Building on the results of some preliminary studies, the chemistry of PLA is manipulated in order to vary the L to D ratio within the chain.  The characteristic ratio is determined as a function of the chiral ratio and correlated against the entanglement molecular weight, Me.  The exact relationship between characteristic ratio and Me is not known for the general class of linear polymers but the PLA system provides an ideal experimental candidate for elucidating this very fundamental issue.  Control of chirality implies control of the characteristic ratio, which can then be correlated against experimental values for Me.  Furthermore, the relationship between Me and gas permeability will be examined; this is an intriguing possibility because Me is normally a material property for a given polymer, however, the PLA system provides the opportunity to fix the chemical groups present but to change Me.  As gas permeability is a product of solubility and diffusivity, the PLA system allows the solubility to be held constant and the effect of Me on diffusivity to be examined.   The unique stereochemical features of PLA perhaps provide a molecular feature capable of controlling a highly desirable packaging property, namely, the permeation of important gases like oxygen, nitrogen, carbon dioxide, and water. 

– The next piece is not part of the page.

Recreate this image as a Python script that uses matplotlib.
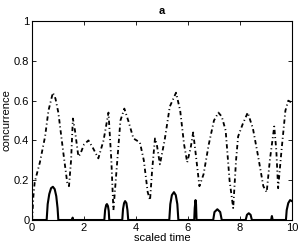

In addition to the work on linear PLA, branched structures are being synthesized and evaluated as additives to the linear material.  These materials are important for their ability to improve the melt strength of PLA which is an important property in the blow molding operation used to produce bottles and other hollow bodied objects.  We are developing new techniques for the formation of branched material.  A variety of branched monomers are being investigated for their copolymerizability with lactide and lactic acid.

Polymerization of hyperbranched polyesters through the use of ring-opening initiating or ring-opening terminating systems would allow for increased control in the overall molecular weight between branches as well as overall size to the polymers.  In a ring-opening intiator system, each of the cyclic initiators contains one initiating group, a primary hydroxyl group, and the overall number of polymer chains generated in a reaction is controllable.  Branched polymerizations using this method proceed in a divergent manner.  Distance between branch points of polymers made in this manner are varied through the stoichiometric ratio of the initiating ring species to the lactide monomer.  Similarly, in a ring-opening and terminating system, the number of branches can be controlled by the number of added terminating groups and the method of addition.

These approaches permit the processing of these environmentally benign materials into recyclable, value added, consumer products.  The net societal and environmental benefits are extraordinary and include a reduction in the consumption of fossil resources, substitution for noxious and toxic based vinyl polymerizations, improvement of America’s farm economy, the elimination of a net source of the greenhouse gas CO2, and finally a reduction in municipal landfill volumes.